Municipal corporations may offer incentives to direct investment by facilitating infrastructure needs, granting licenses, and allowing for the operation and transaction of permits. Municipalities such as Madrid offer numerous support services for potential foreign investors. Local economic development agencies often provide free advice on the local business environment and relevant laws, administrative support, and connections to human capital in order to facilitate the establishment of new businesses. Spain recently made starting a business easier by eliminating the requirement to obtain a municipal license before starting operations and by improving the efficiency of the commercial registry.
Research and Development
Incentives from national, regional or municipal governments and the European Union are granted to Spanish and foreign companies alike without discrimination. These incentives include most notably those aimed at fostering innovation, technological improvement (TI) and research and development (R&D) projects, which have been one of the main priorities of the Spanish authorities in recent years. The Science, Technology and Innovation Law 14/2011, of June 1, 2011, establishes the legal framework for the fostering of scientific and technical research, experimental development and innovation in Spain. In 2013 the Council of Ministers approved “the Spanish Strategy for Science and Technology and for Innovation” for the 2013-2020 period, whose essential purpose is to promote the scientific, technological and business leadership of the country as a whole and to increase the innovation capacities of the Spanish company and the Spanish economy. The beneficiaries may be individuals, public research agencies, public and private universities, other public R&D centers, public and private health entities and institutions related to or assisted by the National Health System, certified health research institutes, public and private non-profit entities (foundations and associations) engaging in R&D activities, enterprises (including SMEs), state technological centers, state technological and innovation support centers, business groupings or associations (joint ventures, economic interest groupings, industry-wide business associations), innovative business groupings and technological platforms, and organizations supporting technological transfer and technological and scientific dissemination and disclosure.
The aid can take the form of subsidies, loans, venture capital instruments, and other instruments (tax guarantees and incentives).
Foreign Trade Zones/Free Ports/Trade Facilitation
Both the mainland and islands (and in most Spanish airports and seaports) have numerous free trade zones where manufacturing, processing, sorting, packaging, exhibiting, sampling and other commercial operations may be undertaken free of any Spanish duties or taxes.
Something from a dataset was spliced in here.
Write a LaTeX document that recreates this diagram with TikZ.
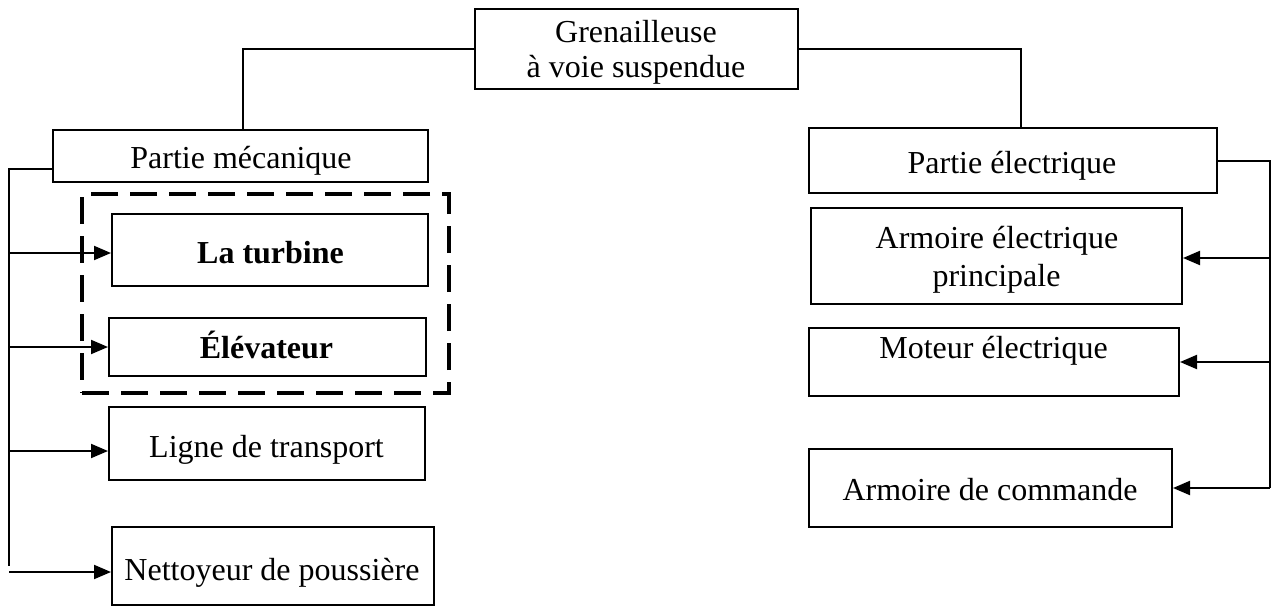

The largest free trade zones are in Barcelona, Cadiz, and Vigo, and the entire province of the Canary Islands is a Special Economic Zone. Others vary in size from a simple warehouse to several square kilometers. Spanish customs legislation allows companies to have their own free trade areas. Duties and taxes are payable only on those items imported for use in Spain. These companies have to abide by Spanish labor laws.
Performance and Data Localization Requirements
Performance requirements are not used to determine the eligibility or level of incentives granted to investors.
The Spanish Data Protection Agency and the Spanish Police request data from companies, although the companies may refuse unless required by court order.